## Work to complete
Review the material line by line. Identify and copy every line that contains the string "chart".

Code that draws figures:
────

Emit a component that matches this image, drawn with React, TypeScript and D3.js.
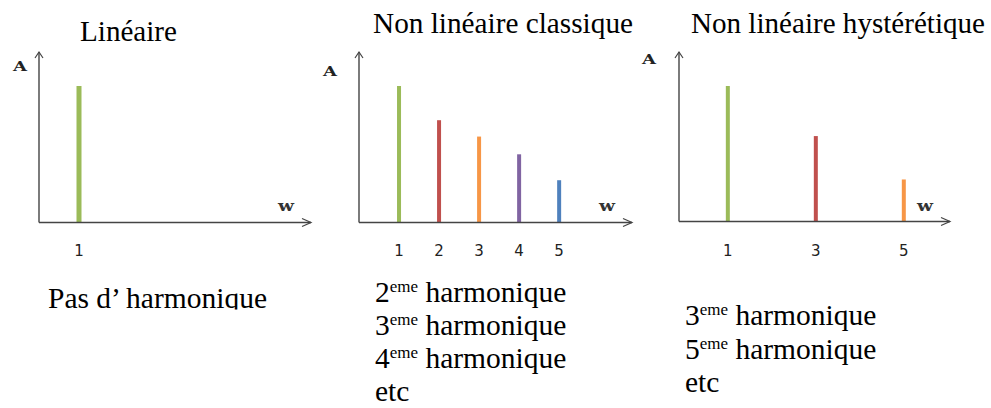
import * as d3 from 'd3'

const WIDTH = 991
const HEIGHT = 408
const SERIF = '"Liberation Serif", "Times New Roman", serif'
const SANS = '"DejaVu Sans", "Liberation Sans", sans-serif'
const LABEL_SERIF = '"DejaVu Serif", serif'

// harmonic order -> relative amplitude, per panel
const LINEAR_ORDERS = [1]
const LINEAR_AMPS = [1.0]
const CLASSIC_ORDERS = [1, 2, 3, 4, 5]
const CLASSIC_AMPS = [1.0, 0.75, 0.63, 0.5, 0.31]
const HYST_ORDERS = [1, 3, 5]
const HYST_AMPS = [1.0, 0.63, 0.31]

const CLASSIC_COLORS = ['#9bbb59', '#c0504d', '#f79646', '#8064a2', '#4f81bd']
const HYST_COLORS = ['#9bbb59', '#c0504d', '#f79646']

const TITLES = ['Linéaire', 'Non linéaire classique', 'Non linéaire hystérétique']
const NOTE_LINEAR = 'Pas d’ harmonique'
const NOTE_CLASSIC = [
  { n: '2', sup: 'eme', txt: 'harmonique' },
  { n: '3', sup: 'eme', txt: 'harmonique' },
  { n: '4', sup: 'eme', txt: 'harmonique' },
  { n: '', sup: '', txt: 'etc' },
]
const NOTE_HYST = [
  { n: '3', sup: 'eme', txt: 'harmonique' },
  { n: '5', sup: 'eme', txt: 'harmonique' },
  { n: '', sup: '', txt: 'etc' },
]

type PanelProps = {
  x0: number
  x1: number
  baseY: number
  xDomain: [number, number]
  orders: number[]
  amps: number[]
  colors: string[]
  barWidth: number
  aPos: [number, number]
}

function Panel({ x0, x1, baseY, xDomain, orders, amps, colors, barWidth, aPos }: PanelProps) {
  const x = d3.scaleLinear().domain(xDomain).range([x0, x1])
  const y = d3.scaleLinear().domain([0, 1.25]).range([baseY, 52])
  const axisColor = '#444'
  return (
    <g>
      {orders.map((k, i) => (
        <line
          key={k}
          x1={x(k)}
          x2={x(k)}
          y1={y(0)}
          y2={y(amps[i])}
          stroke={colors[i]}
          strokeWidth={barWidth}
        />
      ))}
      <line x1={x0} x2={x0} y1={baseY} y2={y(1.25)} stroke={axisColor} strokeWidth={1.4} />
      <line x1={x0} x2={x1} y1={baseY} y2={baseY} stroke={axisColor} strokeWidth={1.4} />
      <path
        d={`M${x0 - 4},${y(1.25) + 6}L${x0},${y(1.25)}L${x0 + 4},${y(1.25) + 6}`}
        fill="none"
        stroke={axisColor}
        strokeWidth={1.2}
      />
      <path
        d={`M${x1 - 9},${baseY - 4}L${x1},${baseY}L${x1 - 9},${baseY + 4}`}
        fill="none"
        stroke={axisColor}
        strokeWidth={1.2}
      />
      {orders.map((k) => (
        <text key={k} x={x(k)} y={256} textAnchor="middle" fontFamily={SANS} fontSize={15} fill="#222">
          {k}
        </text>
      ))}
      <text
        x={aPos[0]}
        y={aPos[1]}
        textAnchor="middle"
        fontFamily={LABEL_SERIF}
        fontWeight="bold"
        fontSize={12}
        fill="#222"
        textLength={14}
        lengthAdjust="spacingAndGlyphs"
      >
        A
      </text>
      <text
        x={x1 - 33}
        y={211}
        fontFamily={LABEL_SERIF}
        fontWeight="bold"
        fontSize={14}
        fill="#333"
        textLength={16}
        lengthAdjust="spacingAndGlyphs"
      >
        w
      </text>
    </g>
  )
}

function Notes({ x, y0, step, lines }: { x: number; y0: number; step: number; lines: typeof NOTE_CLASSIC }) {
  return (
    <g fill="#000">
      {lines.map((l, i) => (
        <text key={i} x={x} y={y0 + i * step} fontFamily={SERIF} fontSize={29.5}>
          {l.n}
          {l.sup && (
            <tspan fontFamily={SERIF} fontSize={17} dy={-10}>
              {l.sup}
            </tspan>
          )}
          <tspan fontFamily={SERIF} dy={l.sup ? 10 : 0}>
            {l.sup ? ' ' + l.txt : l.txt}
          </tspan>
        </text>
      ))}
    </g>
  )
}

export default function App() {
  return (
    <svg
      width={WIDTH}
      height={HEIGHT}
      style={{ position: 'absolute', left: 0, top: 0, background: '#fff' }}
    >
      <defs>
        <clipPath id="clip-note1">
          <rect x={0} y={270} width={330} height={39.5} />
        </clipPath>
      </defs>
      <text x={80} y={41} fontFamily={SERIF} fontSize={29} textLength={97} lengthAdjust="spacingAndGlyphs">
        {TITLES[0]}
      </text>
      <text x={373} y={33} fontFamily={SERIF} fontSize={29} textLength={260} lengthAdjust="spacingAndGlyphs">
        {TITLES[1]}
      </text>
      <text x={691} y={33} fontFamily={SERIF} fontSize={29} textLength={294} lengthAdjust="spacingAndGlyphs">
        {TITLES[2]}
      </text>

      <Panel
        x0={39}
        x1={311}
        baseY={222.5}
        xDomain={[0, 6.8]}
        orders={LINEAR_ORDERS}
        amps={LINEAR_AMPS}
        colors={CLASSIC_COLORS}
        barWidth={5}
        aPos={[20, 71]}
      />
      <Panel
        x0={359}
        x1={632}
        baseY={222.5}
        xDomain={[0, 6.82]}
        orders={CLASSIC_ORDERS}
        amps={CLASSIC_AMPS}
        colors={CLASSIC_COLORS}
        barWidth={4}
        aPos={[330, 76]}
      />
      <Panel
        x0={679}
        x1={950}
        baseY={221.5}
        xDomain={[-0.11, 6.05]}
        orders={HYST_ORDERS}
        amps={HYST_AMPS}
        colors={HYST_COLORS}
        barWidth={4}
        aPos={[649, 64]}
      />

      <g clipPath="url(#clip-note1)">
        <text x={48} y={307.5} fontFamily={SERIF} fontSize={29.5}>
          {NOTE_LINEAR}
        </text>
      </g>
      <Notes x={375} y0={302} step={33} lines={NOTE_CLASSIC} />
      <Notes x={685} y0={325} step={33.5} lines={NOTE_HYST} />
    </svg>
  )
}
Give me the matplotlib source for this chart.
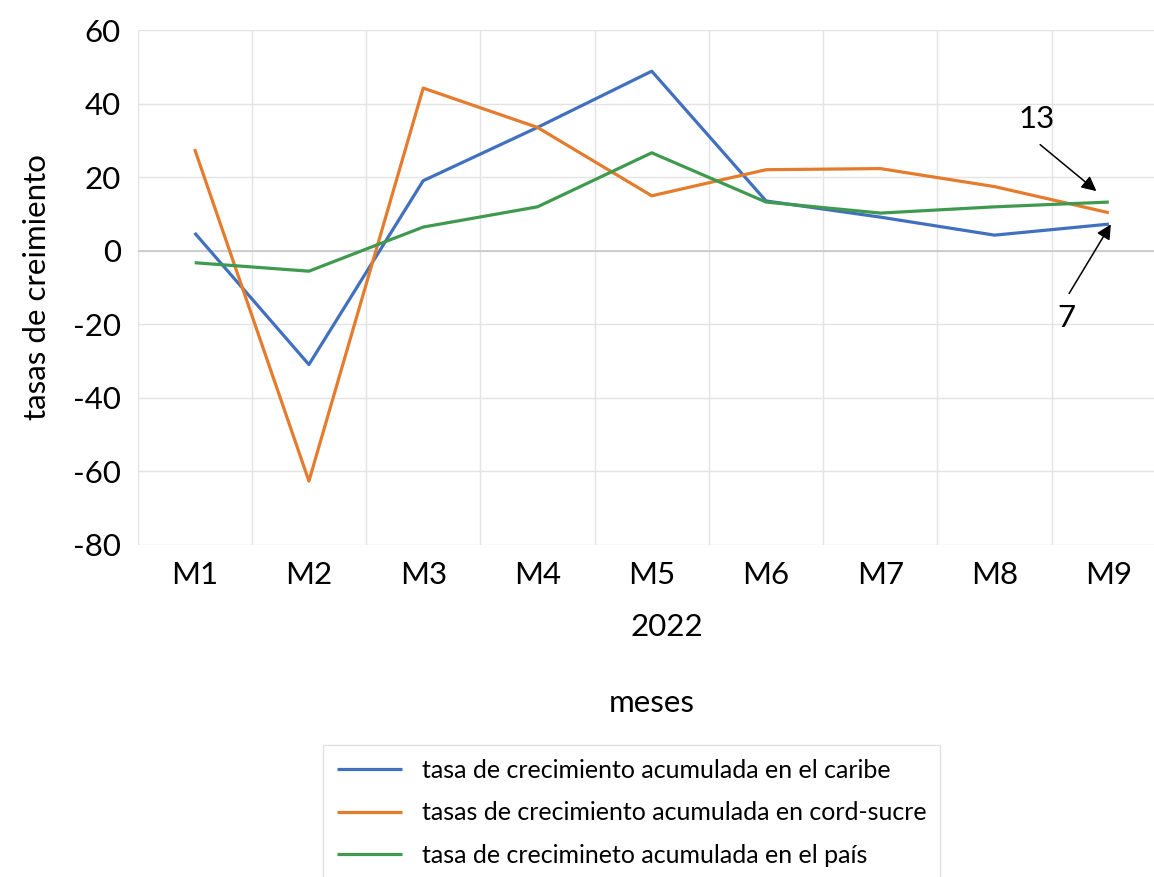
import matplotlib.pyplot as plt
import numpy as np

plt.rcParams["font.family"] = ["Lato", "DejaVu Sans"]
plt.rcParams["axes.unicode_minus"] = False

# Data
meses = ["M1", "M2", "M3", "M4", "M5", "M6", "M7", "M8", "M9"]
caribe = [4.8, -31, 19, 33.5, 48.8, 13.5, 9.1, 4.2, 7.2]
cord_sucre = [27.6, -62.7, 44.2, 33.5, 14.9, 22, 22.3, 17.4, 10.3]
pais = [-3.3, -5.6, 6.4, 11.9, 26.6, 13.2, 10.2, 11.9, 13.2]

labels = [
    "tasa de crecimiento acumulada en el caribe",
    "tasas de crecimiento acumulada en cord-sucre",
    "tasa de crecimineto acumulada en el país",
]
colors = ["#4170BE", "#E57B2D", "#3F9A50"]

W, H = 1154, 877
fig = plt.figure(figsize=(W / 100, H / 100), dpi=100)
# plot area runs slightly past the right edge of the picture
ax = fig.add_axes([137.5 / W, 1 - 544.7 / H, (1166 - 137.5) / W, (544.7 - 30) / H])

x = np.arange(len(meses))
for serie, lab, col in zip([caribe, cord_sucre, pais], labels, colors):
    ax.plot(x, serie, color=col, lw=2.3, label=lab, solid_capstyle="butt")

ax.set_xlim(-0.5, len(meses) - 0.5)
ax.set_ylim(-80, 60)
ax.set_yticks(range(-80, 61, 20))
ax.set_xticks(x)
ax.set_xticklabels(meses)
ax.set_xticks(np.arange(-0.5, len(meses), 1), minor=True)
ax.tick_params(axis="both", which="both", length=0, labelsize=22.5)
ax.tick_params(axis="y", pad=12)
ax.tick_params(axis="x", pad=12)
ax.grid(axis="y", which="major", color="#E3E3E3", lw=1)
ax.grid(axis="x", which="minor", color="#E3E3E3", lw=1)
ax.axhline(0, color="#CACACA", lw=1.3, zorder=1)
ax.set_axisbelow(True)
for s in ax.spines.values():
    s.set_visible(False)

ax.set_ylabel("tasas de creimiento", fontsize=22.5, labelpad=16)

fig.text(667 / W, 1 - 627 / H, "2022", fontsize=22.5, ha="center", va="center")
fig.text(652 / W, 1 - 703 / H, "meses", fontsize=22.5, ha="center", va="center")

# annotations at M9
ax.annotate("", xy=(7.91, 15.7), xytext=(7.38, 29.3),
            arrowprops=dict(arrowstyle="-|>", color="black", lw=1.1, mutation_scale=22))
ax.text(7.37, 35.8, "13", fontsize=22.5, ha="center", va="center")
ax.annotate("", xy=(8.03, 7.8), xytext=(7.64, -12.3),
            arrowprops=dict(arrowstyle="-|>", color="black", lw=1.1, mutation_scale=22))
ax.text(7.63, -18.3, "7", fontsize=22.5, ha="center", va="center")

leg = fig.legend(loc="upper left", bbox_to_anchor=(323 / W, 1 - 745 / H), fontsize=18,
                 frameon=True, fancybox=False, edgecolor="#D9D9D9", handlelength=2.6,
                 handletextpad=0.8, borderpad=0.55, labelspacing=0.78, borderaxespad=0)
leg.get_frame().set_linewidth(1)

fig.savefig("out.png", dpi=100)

────

## Response to the task
Give me the matplotlib source for this chart.

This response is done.